E, claro, se só considerarmos o caso de Mariupol e a tentativa de estabelecer corredores humanitários lá, a coisa está se provando muito difícil. Quero frisar uma última complicação aqui: na Síria, nos "corredores" para fora das zonas de desescalada, os russos deram uma espécie de opção. Os residentes podiam se render, depor armas e ficar, ou podiam ir embora – em geral iam para Idlib.

Agora em Mariupol, ao que parece os civis estão sendo forçados a ir para a Rússia, às centenas, em ônibus para evacuação. E nesse país, alguns estão aparentemente sendo obrigados a fornecer depoimentos alternativos sobre o que realmente aconteceu em Mariupol.

Há grande medo de que em algum momento o exército russo possa empregar armamentos químicos. Sob que condições isso poderia ser uma opção.?

Deixe-me talvez começar dizendo que, de um modo geral, a "linha vermelha" quanto ao uso de armas químicas num conflito armado foi muito enfraquecida devido ao que aconteceu na Síria.

Mesmo depois de a Síria declarar que havia destruído seus arsenais, vimos uso repetido de armas químicas naquele conflito. E a Rússia tem basicamente protegido o governo sírio contra atribuição e responsabilização perante a Organização pela Proibição de Armas Químicas (OPCW). O Conselho de Segurança da ONU e os países ocidentais fracassaram em restabelecer aquela "linha vermelha".

Quanto a se a Rússia empregaria esse armamento na Ucrânia, a questão não é só se ela temeria ou não as consequências e a atribuição. Coisas como o massacre de Bucha nos mostram que ela se importa relativamente pouco em ser inculpada por tais atrocidades pela comunidade internacional. A questão ainda é: os russos considerariam isso útil? Quando uma arma química é uma opção eficaz num conflito militar?

Bem, considerando o uso de armamento químico pelo governo Assad na Síria, em geral ele foi intimamente entrelaçado – do ponto de vista operacional e tático – com a campanha contra a oposição armada, com o propósito de punição coletiva em áreas mantidas pela oposição, combinado a sítios e outras formas de violência indiscriminada.

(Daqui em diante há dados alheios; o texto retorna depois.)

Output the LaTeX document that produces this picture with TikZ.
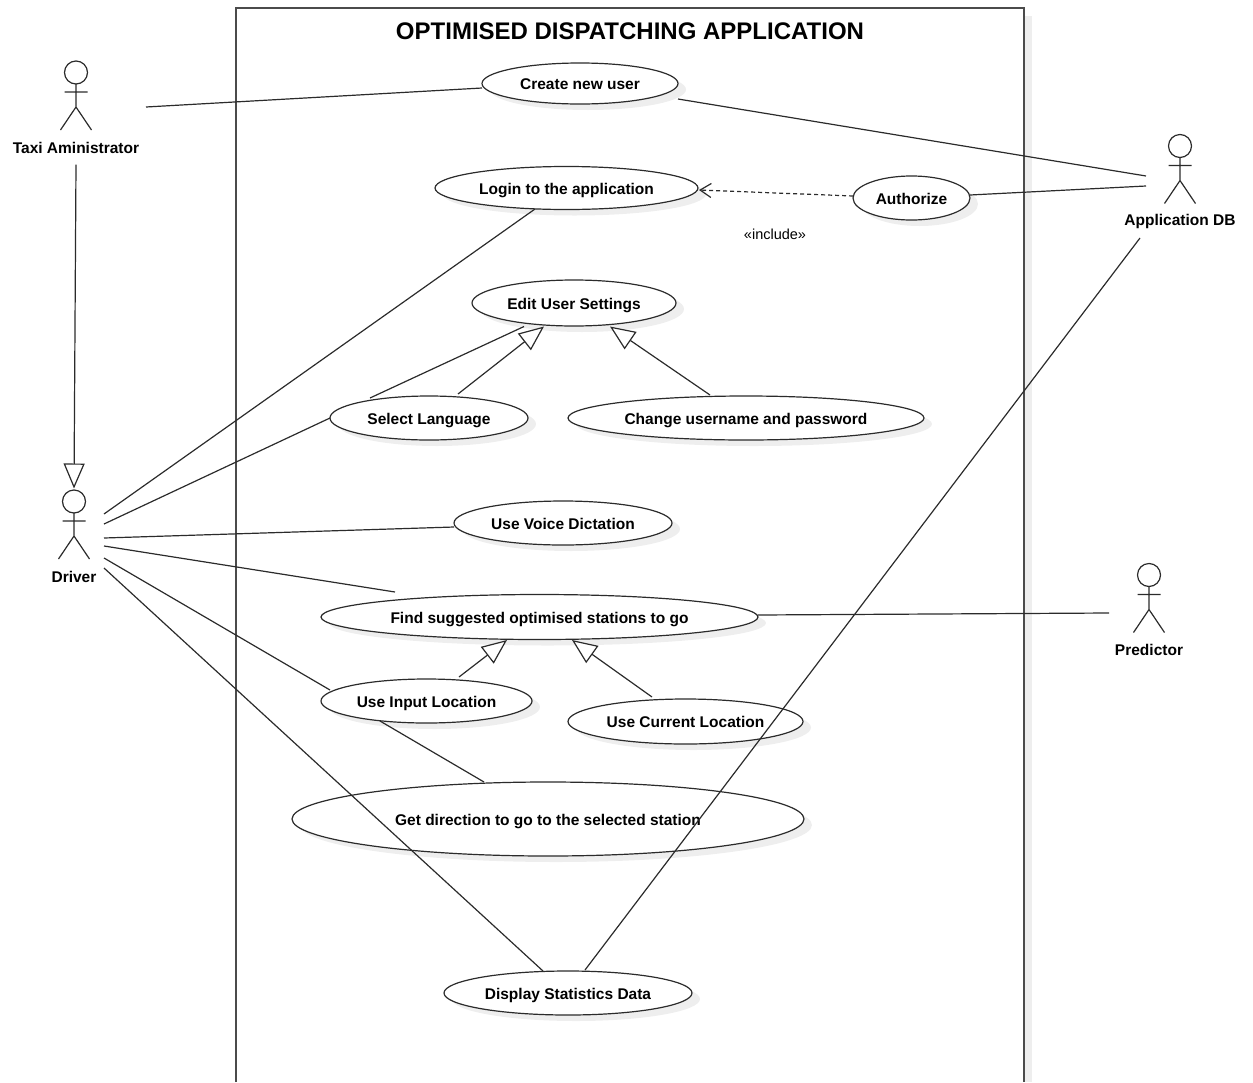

Acho que a questão para a Ucrânia é se perguntar: se passarmos a uma guerra de desgaste – e acho que para alguns analistas já é o caso –, em que se trata de esgotar a população civil, ao longo do tempo, será que faz sentido o uso de armas químicas? Especialmente se os custos não forem tão significativos assim?

Deixe-me talvez concluir dizendo que, mesmo que a Rússia não empregue armamento químico na Ucrânia, essa constante propaganda de bandeira falsa sobre o outro lado encenar um ataque químico é, ainda assim, útil para o governo russo. Em primeiro lugar, porque reforça a narrativa da própria população de que a ameaça de armas de destruição em massa emanaria, na verdade, da Ucrânia em relação à Rússia.

Claro, a mera possibilidade de que isso aconteça gera medo e terror na Ucrânia. Além disso, é algo que teóricos de conspiração nos países ocidentais ocasionalmente repetem, semeando dúvidas quanto a se a Rússia não estaria com razão num ponto ou outro. Então, pensando bem, é bastante conveniente para a Rússia, a um custo relativamente baixo.